Given material:
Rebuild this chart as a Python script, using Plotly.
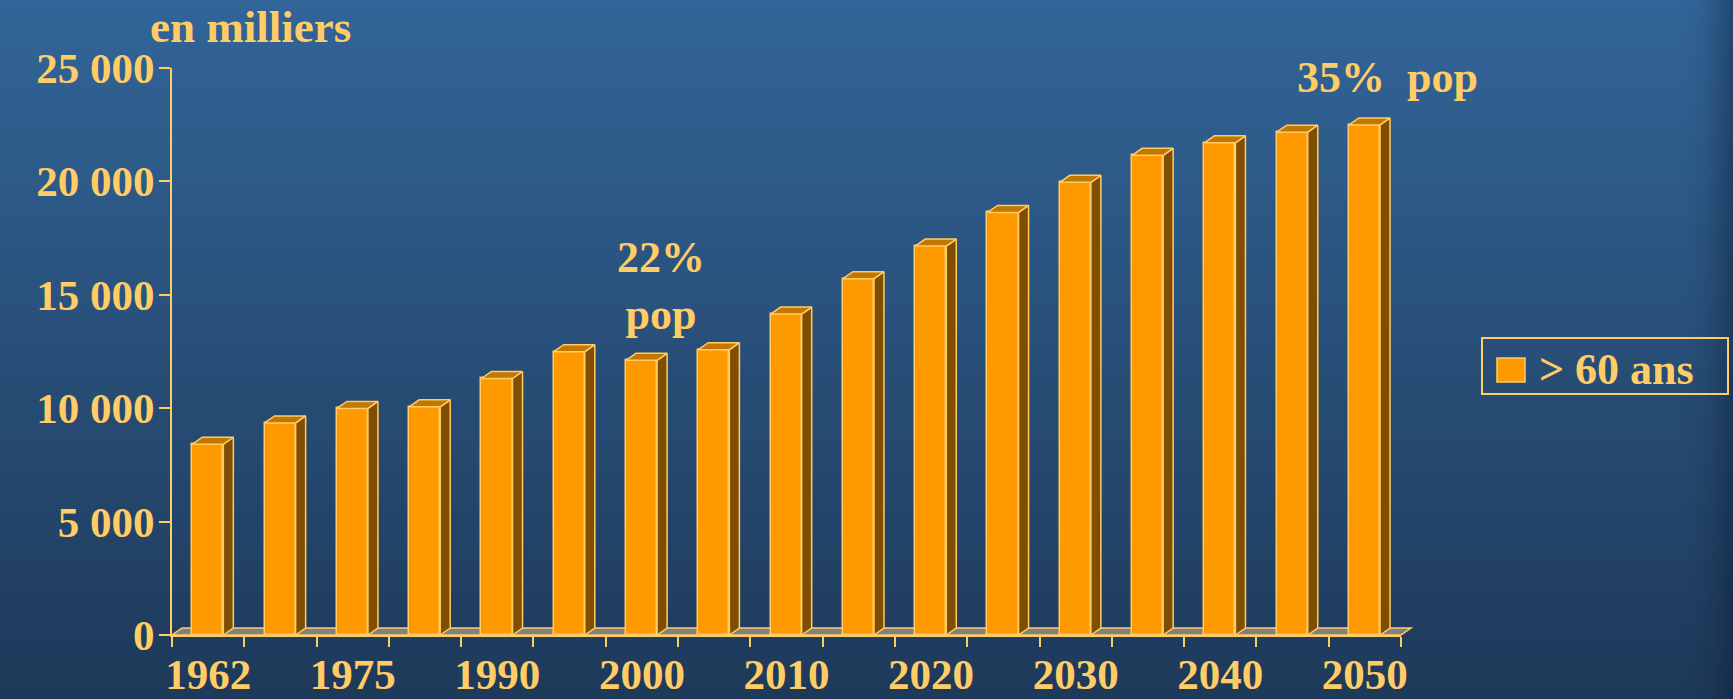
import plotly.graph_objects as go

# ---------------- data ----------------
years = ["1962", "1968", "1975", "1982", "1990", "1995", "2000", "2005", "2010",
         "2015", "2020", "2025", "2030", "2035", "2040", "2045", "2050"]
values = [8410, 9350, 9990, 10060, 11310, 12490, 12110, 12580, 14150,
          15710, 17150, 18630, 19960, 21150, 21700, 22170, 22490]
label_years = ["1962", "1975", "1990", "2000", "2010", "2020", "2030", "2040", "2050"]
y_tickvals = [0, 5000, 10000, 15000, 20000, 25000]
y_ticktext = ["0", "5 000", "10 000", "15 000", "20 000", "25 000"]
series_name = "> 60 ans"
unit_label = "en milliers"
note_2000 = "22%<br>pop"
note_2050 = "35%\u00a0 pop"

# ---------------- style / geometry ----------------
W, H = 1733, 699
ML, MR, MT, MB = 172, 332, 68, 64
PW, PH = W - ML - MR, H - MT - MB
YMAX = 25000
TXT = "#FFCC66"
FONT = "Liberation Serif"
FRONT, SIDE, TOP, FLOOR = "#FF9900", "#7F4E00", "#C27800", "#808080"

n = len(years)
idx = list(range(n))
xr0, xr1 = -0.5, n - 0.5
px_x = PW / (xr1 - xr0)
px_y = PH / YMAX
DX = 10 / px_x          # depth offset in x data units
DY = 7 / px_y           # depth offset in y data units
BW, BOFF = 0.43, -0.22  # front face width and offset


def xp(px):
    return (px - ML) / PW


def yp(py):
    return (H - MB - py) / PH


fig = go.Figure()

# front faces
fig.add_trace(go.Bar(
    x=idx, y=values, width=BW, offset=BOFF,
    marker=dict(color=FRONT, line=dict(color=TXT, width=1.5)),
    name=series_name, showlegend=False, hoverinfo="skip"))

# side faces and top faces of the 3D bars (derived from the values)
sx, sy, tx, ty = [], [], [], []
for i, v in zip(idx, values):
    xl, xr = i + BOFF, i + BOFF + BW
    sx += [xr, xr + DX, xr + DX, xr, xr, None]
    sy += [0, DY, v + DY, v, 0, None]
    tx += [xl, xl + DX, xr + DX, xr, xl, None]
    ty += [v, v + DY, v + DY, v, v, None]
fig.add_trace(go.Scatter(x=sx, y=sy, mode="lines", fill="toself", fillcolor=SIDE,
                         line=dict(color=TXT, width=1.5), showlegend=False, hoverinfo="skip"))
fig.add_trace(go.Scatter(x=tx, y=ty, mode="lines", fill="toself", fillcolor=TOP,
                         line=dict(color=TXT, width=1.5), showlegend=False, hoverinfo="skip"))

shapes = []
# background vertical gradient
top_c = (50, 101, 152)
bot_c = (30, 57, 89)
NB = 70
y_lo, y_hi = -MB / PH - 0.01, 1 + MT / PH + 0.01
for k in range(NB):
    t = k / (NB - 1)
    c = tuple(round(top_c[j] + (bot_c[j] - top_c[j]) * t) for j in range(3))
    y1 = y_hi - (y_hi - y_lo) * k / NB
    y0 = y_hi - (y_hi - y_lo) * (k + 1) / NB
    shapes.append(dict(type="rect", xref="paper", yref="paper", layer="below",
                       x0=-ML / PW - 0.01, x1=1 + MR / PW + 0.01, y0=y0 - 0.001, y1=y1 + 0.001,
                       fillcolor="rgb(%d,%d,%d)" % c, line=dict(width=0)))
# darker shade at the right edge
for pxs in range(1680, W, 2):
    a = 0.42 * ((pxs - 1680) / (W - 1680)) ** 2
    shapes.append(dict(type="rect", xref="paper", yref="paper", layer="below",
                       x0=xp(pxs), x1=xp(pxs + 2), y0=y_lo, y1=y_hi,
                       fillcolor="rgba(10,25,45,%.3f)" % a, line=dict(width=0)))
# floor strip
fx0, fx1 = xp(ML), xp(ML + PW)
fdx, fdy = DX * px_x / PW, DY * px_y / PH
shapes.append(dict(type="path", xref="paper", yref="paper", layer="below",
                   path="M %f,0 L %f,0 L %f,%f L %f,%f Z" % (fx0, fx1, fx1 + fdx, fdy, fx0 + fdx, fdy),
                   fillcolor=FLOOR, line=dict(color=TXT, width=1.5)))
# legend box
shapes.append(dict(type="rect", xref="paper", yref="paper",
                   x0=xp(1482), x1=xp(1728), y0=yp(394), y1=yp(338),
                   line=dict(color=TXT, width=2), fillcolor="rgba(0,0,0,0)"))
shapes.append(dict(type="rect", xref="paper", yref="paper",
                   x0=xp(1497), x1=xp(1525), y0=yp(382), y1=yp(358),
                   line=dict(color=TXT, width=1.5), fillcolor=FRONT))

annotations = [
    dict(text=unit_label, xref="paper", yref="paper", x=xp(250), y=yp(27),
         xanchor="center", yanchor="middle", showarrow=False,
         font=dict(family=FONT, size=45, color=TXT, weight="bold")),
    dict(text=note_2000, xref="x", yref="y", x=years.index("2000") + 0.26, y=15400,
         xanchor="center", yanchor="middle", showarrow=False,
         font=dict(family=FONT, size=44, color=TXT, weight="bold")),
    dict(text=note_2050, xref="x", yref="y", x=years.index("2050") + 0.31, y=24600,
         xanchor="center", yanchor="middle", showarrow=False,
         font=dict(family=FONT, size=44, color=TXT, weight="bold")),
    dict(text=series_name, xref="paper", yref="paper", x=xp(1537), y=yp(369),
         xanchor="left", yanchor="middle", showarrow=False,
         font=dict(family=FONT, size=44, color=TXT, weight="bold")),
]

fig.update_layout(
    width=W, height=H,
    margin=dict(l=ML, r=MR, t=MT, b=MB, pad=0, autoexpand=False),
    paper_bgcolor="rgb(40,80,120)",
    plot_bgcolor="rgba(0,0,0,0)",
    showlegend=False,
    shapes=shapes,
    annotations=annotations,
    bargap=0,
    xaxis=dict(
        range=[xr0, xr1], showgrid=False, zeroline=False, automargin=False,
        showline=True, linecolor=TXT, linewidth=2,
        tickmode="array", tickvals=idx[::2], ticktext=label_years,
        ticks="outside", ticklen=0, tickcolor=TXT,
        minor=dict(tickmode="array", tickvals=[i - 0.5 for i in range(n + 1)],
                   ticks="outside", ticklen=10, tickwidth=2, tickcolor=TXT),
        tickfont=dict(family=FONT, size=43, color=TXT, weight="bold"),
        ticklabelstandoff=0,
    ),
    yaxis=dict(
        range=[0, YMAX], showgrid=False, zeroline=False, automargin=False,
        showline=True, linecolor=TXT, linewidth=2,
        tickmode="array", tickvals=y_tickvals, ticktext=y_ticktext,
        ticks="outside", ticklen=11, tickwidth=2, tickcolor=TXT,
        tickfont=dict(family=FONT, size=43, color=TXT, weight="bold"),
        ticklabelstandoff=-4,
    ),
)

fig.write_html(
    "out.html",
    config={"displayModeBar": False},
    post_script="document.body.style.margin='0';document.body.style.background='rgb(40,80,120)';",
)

Written request:
In your copy of the listing above, reproduce each line exactly and omit all pictures.

The solution:
Rebuild this chart as a Python script, using Plotly.
import plotly.graph_objects as go

# ---------------- data ----------------
years = ["1962", "1968", "1975", "1982", "1990", "1995", "2000", "2005", "2010",
         "2015", "2020", "2025", "2030", "2035", "2040", "2045", "2050"]
values = [8410, 9350, 9990, 10060, 11310, 12490, 12110, 12580, 14150,
          15710, 17150, 18630, 19960, 21150, 21700, 22170, 22490]
label_years = ["1962", "1975", "1990", "2000", "2010", "2020", "2030", "2040", "2050"]
y_tickvals = [0, 5000, 10000, 15000, 20000, 25000]
y_ticktext = ["0", "5 000", "10 000", "15 000", "20 000", "25 000"]
series_name = "> 60 ans"
unit_label = "en milliers"
note_2000 = "22%<br>pop"
note_2050 = "35%\u00a0 pop"

# ---------------- style / geometry ----------------
W, H = 1733, 699
ML, MR, MT, MB = 172, 332, 68, 64
PW, PH = W - ML - MR, H - MT - MB
YMAX = 25000
TXT = "#FFCC66"
FONT = "Liberation Serif"
FRONT, SIDE, TOP, FLOOR = "#FF9900", "#7F4E00", "#C27800", "#808080"

n = len(years)
idx = list(range(n))
xr0, xr1 = -0.5, n - 0.5
px_x = PW / (xr1 - xr0)
px_y = PH / YMAX
DX = 10 / px_x          # depth offset in x data units
DY = 7 / px_y           # depth offset in y data units
BW, BOFF = 0.43, -0.22  # front face width and offset


def xp(px):
    return (px - ML) / PW


def yp(py):
    return (H - MB - py) / PH


fig = go.Figure()

# front faces
fig.add_trace(go.Bar(
    x=idx, y=values, width=BW, offset=BOFF,
    marker=dict(color=FRONT, line=dict(color=TXT, width=1.5)),
    name=series_name, showlegend=False, hoverinfo="skip"))

# side faces and top faces of the 3D bars (derived from the values)
sx, sy, tx, ty = [], [], [], []
for i, v in zip(idx, values):
    xl, xr = i + BOFF, i + BOFF + BW
    sx += [xr, xr + DX, xr + DX, xr, xr, None]
    sy += [0, DY, v + DY, v, 0, None]
    tx += [xl, xl + DX, xr + DX, xr, xl, None]
    ty += [v, v + DY, v + DY, v, v, None]
fig.add_trace(go.Scatter(x=sx, y=sy, mode="lines", fill="toself", fillcolor=SIDE,
                         line=dict(color=TXT, width=1.5), showlegend=False, hoverinfo="skip"))
fig.add_trace(go.Scatter(x=tx, y=ty, mode="lines", fill="toself", fillcolor=TOP,
                         line=dict(color=TXT, width=1.5), showlegend=False, hoverinfo="skip"))

shapes = []
# background vertical gradient
top_c = (50, 101, 152)
bot_c = (30, 57, 89)
NB = 70
y_lo, y_hi = -MB / PH - 0.01, 1 + MT / PH + 0.01
for k in range(NB):
    t = k / (NB - 1)
    c = tuple(round(top_c[j] + (bot_c[j] - top_c[j]) * t) for j in range(3))
    y1 = y_hi - (y_hi - y_lo) * k / NB
    y0 = y_hi - (y_hi - y_lo) * (k + 1) / NB
    shapes.append(dict(type="rect", xref="paper", yref="paper", layer="below",
                       x0=-ML / PW - 0.01, x1=1 + MR / PW + 0.01, y0=y0 - 0.001, y1=y1 + 0.001,
                       fillcolor="rgb(%d,%d,%d)" % c, line=dict(width=0)))
# darker shade at the right edge
for pxs in range(1680, W, 2):
    a = 0.42 * ((pxs - 1680) / (W - 1680)) ** 2
    shapes.append(dict(type="rect", xref="paper", yref="paper", layer="below",
                       x0=xp(pxs), x1=xp(pxs + 2), y0=y_lo, y1=y_hi,
                       fillcolor="rgba(10,25,45,%.3f)" % a, line=dict(width=0)))
# floor strip
fx0, fx1 = xp(ML), xp(ML + PW)
fdx, fdy = DX * px_x / PW, DY * px_y / PH
shapes.append(dict(type="path", xref="paper", yref="paper", layer="below",
                   path="M %f,0 L %f,0 L %f,%f L %f,%f Z" % (fx0, fx1, fx1 + fdx, fdy, fx0 + fdx, fdy),
                   fillcolor=FLOOR, line=dict(color=TXT, width=1.5)))
# legend box
shapes.append(dict(type="rect", xref="paper", yref="paper",
                   x0=xp(1482), x1=xp(1728), y0=yp(394), y1=yp(338),
                   line=dict(color=TXT, width=2), fillcolor="rgba(0,0,0,0)"))
shapes.append(dict(type="rect", xref="paper", yref="paper",
                   x0=xp(1497), x1=xp(1525), y0=yp(382), y1=yp(358),
                   line=dict(color=TXT, width=1.5), fillcolor=FRONT))

annotations = [
    dict(text=unit_label, xref="paper", yref="paper", x=xp(250), y=yp(27),
         xanchor="center", yanchor="middle", showarrow=False,
         font=dict(family=FONT, size=45, color=TXT, weight="bold")),
    dict(text=note_2000, xref="x", yref="y", x=years.index("2000") + 0.26, y=15400,
         xanchor="center", yanchor="middle", showarrow=False,
         font=dict(family=FONT, size=44, color=TXT, weight="bold")),
    dict(text=note_2050, xref="x", yref="y", x=years.index("2050") + 0.31, y=24600,
         xanchor="center", yanchor="middle", showarrow=False,
         font=dict(family=FONT, size=44, color=TXT, weight="bold")),
    dict(text=series_name, xref="paper", yref="paper", x=xp(1537), y=yp(369),
         xanchor="left", yanchor="middle", showarrow=False,
         font=dict(family=FONT, size=44, color=TXT, weight="bold")),
]

fig.update_layout(
    width=W, height=H,
    margin=dict(l=ML, r=MR, t=MT, b=MB, pad=0, autoexpand=False),
    paper_bgcolor="rgb(40,80,120)",
    plot_bgcolor="rgba(0,0,0,0)",
    showlegend=False,
    shapes=shapes,
    annotations=annotations,
    bargap=0,
    xaxis=dict(
        range=[xr0, xr1], showgrid=False, zeroline=False, automargin=False,
        showline=True, linecolor=TXT, linewidth=2,
        tickmode="array", tickvals=idx[::2], ticktext=label_years,
        ticks="outside", ticklen=0, tickcolor=TXT,
        minor=dict(tickmode="array", tickvals=[i - 0.5 for i in range(n + 1)],
                   ticks="outside", ticklen=10, tickwidth=2, tickcolor=TXT),
        tickfont=dict(family=FONT, size=43, color=TXT, weight="bold"),
        ticklabelstandoff=0,
    ),
    yaxis=dict(
        range=[0, YMAX], showgrid=False, zeroline=False, automargin=False,
        showline=True, linecolor=TXT, linewidth=2,
        tickmode="array", tickvals=y_tickvals, ticktext=y_ticktext,
        ticks="outside", ticklen=11, tickwidth=2, tickcolor=TXT,
        tickfont=dict(family=FONT, size=43, color=TXT, weight="bold"),
        ticklabelstandoff=-4,
    ),
)

fig.write_html(
    "out.html",
    config={"displayModeBar": False},
    post_script="document.body.style.margin='0';document.body.style.background='rgb(40,80,120)';",
)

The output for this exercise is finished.